Record list:
━━━━━━━━━━━━━━━━

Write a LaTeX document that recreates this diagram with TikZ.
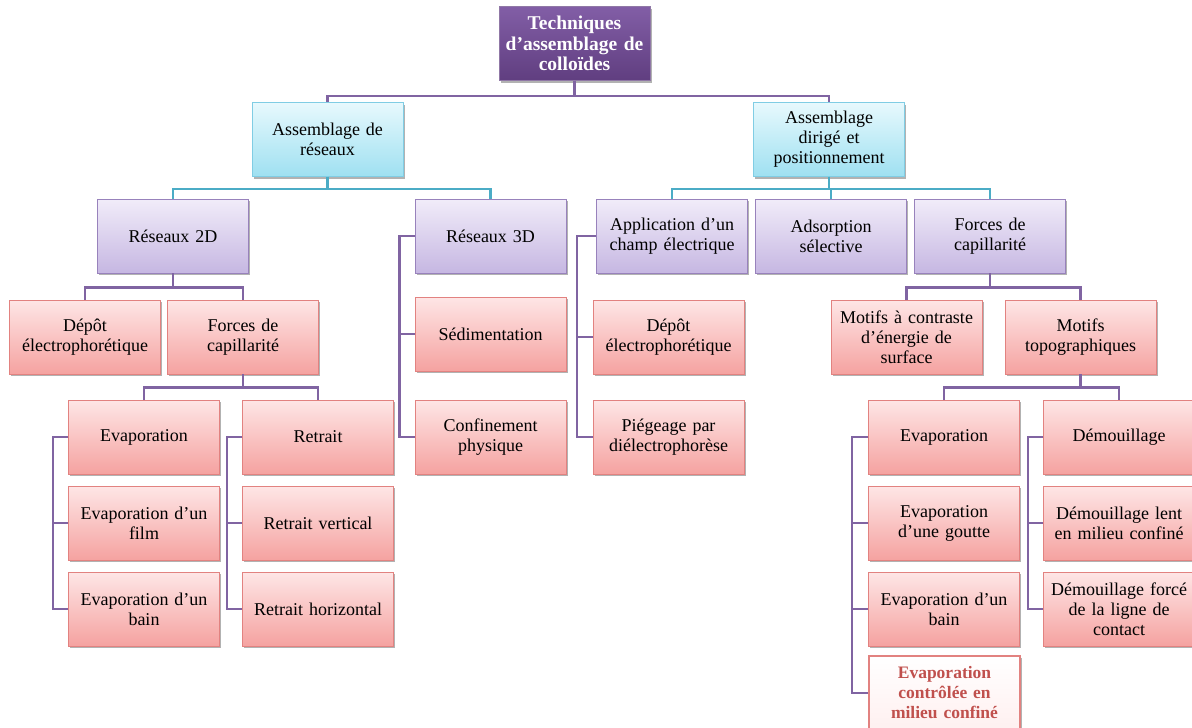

━━━━━━━━━━━━━━━━

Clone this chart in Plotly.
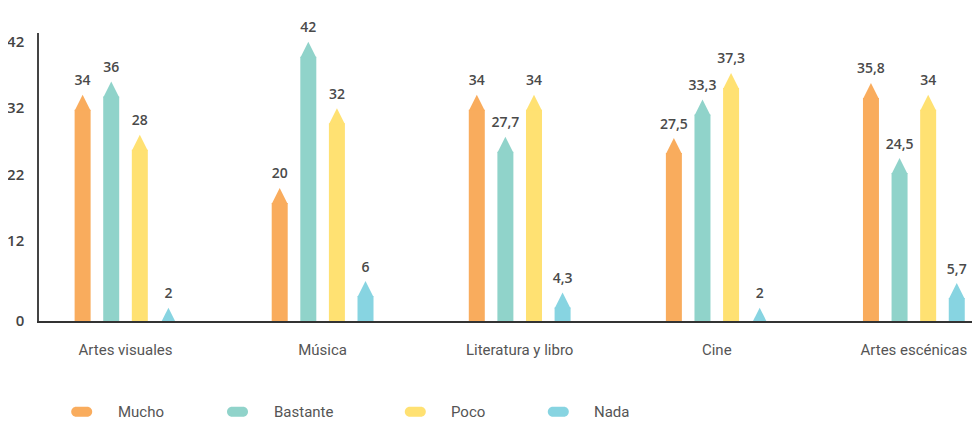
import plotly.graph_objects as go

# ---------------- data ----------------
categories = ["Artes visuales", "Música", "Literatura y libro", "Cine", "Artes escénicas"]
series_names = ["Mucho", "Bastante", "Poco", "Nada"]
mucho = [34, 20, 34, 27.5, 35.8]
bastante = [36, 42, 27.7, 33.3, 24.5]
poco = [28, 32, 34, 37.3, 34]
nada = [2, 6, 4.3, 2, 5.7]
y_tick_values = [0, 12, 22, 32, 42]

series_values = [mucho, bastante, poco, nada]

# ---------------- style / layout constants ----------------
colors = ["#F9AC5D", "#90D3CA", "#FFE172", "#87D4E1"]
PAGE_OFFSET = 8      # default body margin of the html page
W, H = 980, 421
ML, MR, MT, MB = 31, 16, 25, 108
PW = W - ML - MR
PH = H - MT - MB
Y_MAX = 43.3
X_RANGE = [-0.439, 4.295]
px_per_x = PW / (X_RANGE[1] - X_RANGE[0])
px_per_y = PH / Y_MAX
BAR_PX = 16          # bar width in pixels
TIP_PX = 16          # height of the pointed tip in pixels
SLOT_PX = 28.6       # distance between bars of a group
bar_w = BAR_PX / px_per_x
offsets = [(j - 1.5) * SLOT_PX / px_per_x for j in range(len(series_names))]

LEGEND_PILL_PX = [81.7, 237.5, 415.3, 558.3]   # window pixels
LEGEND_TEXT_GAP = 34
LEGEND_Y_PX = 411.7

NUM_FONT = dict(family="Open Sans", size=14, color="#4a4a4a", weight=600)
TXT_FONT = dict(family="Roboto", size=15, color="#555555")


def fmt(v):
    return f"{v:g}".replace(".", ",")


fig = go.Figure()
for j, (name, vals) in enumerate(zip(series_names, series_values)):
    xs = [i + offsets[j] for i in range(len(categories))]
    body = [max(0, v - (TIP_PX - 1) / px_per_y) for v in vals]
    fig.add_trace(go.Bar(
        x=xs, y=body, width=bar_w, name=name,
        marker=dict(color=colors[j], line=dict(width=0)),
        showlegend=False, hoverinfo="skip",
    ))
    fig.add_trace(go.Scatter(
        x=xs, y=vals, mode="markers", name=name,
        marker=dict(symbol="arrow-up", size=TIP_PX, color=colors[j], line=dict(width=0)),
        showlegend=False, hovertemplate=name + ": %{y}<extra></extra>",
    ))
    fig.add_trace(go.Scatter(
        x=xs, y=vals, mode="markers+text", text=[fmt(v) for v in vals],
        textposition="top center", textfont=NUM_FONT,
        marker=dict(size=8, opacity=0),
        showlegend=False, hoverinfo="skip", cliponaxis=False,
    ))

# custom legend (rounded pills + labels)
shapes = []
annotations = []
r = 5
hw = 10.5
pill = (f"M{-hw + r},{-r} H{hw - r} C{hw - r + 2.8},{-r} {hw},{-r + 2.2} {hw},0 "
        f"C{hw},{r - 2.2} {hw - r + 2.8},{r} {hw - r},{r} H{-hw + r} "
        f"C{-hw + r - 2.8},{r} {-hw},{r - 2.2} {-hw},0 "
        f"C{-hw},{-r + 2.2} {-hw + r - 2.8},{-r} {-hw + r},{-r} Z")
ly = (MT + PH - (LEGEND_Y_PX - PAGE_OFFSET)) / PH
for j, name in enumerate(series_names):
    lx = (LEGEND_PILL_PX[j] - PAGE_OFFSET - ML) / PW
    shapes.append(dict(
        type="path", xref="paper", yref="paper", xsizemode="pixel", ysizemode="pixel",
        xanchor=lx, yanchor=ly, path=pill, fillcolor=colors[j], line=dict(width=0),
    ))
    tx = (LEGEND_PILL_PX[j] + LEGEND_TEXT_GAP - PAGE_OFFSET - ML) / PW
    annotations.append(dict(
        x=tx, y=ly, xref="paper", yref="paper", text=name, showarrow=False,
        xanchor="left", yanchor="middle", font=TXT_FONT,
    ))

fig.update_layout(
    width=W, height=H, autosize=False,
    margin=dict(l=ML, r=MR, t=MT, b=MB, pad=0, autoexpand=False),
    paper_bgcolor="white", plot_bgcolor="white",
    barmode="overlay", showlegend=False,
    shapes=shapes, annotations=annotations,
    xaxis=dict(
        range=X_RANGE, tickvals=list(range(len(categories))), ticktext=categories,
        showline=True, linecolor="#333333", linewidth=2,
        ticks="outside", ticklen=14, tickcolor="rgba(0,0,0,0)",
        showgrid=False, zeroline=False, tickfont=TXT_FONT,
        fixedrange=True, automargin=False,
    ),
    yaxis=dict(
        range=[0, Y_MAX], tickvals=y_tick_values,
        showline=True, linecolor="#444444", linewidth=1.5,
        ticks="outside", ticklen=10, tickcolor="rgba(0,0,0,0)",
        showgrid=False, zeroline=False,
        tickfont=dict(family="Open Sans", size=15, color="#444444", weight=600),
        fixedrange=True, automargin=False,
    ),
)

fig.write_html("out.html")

━━━━━━━━━━━━━━━━

Without the pictures, give again only the lines beginning at the line that contains "Clone this chart in Plotly." and stopping after the line that contains "import plotly.graph_objects as go", exactly as written.

Clone this chart in Plotly.
import plotly.graph_objects as go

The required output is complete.